Anthony Komaroff, M.D., is professor of medicine and editor-in-chief of Harvard Health Publications at Harvard Medical School. Dr. Komaroff also is senior physician and was formerly director of the Division of General Medicine at Brigham and Women's Hospital. Dr. Komaroff has served on various advisory committees to the federal government, and is an elected Fellow of the American Association for the Advancement of Science.
Question:
If a person had a mild case of the mumps (only on one side) as a child, can he or she get the disease again?
Answer:
The simple answer is "probably not," but nothing's simple. Mumps is an illness caused by the mumps virus. Once a person is infected, the immune system wipes out the infection and you develop a lifelong immunity. Mumps is a lot less common since a vaccine became available in the 1960s.
Usually the illness begins with feeling tired and achy for a day or two. Then the parotid glands that are located just in front of and below the ears swell up. After a week or more, the illness runs its course. Occasionally, the mumps virus causes more serious illnesses of the brain, testicles, ovaries, heart, kidneys, pancreas, thyroid gland and joints.
Some people who become infected for the first time with the mumps virus don't get sick from it. Others feel a little ill or develop the symptoms of a cold -- but never get the swollen parotid glands that lead to the diagnosis. In other words, you can catch the mumps virus without getting the mumps.

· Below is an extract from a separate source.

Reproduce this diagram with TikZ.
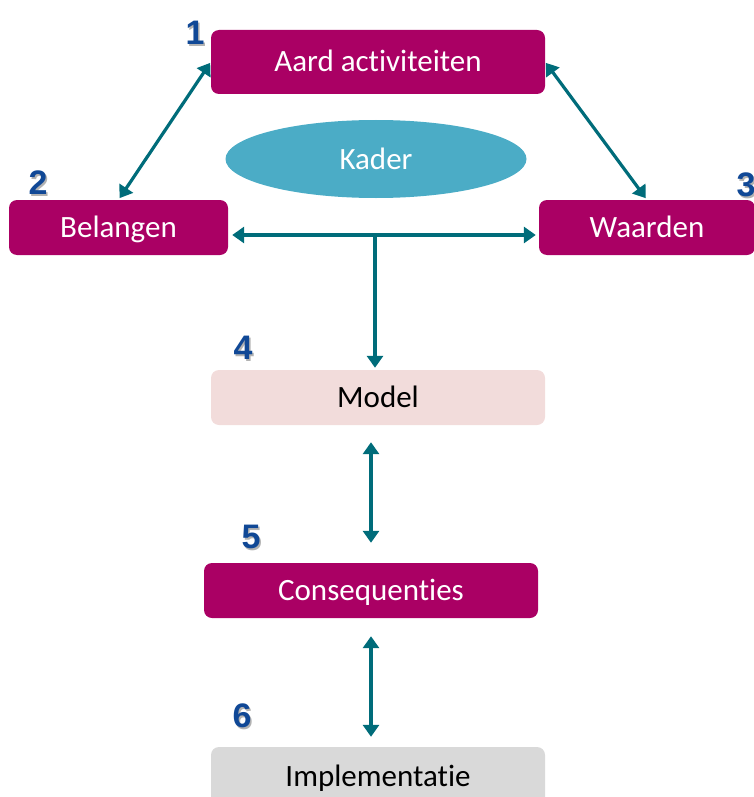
\documentclass[tikz,border=0pt]{standalone}
\usepackage{fontspec}
\setmainfont[Ligatures=NoCommon]{Carlito}
\newfontfamily\numfont{Liberation Sans}
\usetikzlibrary{shapes.geometric,arrows.meta,calc}
\definecolor{magentabox}{RGB}{170,0,100}
\definecolor{modelfill}{RGB}{242,220,219}
\definecolor{implfill}{RGB}{217,217,217}
\definecolor{kaderfill}{RGB}{75,172,198}
\definecolor{numblue}{RGB}{16,72,150}
\definecolor{teal}{RGB}{0,108,122}
\tikzset{
  boxfont/.style={font=\fontsize{31}{36}\selectfont, text height=20pt, text depth=0pt},
  box/.style={rectangle, rounded corners=8pt, minimum height=55pt, inner sep=0pt, boxfont},
  magbox/.style={box, fill=magentabox, text=white},
  conn/.style={draw=teal, line width=3.2pt, {Triangle[width=16pt,length=12pt]}-{Triangle[width=16pt,length=12pt]}},
  oneway/.style={draw=teal, line width=3.2pt, -{Triangle[width=16pt,length=12pt]}},
  num/.style={font=\numfont\bfseries\fontsize{34}{36}\selectfont, text=numblue, inner sep=0pt},
  numshadow/.style={font=\numfont\bfseries\fontsize{34}{36}\selectfont, text=black!30, inner sep=0pt}
}
\begin{document}
\begin{tikzpicture}[x=1pt,y=-1pt]
\useasboundingbox (0,0) rectangle (754,797);
\clip (0,0) rectangle (754,797);
% boxes
\node[magbox, minimum width=334pt, minimum height=64pt] (aard) at (378,62) {Aard activiteiten};
\node[ellipse, fill=kaderfill, text=white, minimum width=301pt, minimum height=78pt, inner sep=0pt, boxfont] (kader) at (376,159) {Kader};
\node[magbox, minimum width=219pt] (belangen) at (118.5,227.5) {Belangen};
\node[magbox, minimum width=216pt] (waarden) at (647,227.5) {Waarden};
\node[box, fill=modelfill, text=black, minimum width=334pt] (model) at (378,397.5) {Model};
\node[magbox, minimum width=334pt] (cons) at (371,590.5) {Consequenties};
\node[box, fill=implfill, text=black, minimum width=334pt, minimum height=58pt] (impl) at (378,776) {Implementatie};
% numbers
\foreach \n/\x/\y in {1/195/33, 2/38/183, 3/746/185, 4/243/348, 5/251/537, 6/242/716}{
  \node[numshadow] (s\n) at (\x+1.5,\y+1.5) {\n};
  \node[num] (n\n) at (\x,\y) {\n};
}
% connectors
\coordinate (hub) at (375,235);
\draw[conn, shorten <=1pt, shorten >=2pt] (aard.west) -- (belangen.north);
\draw[conn, shorten <=1pt, shorten >=2pt] (aard.east) -- (waarden.north);
\draw[conn, shorten <=4pt, shorten >=3pt] (belangen.east |- hub) -- (waarden.west |- hub);
\draw[oneway, shorten >=2pt] (hub) -- (hub |- model.north);
\draw[conn, shorten <=17pt, shorten >=20pt] (cons.north |- model.south) -- (cons.north);
\draw[conn, shorten <=18pt, shorten >=10pt] (cons.south) -- (cons.south |- impl.north);
\end{tikzpicture}
\end{document}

The part of your question that's not simple is that there are some other conditions that can cause swelling of the parotid glands besides the mumps. Several other viruses can do it (even the flu virus) on occasion. So can stones or tumors of the parotid gland, thiazide diuretics ("water pills"), and two unusual diseases called sarcoidosis and Sjogren's syndrome. If one of those conditions caused your parotid gland to swell, and you were mistakenly diagnosed as having the mumps, and then years later you are really infected with the mumps virus, you could "get mumps twice" — except that it really wasn't mumps the first time.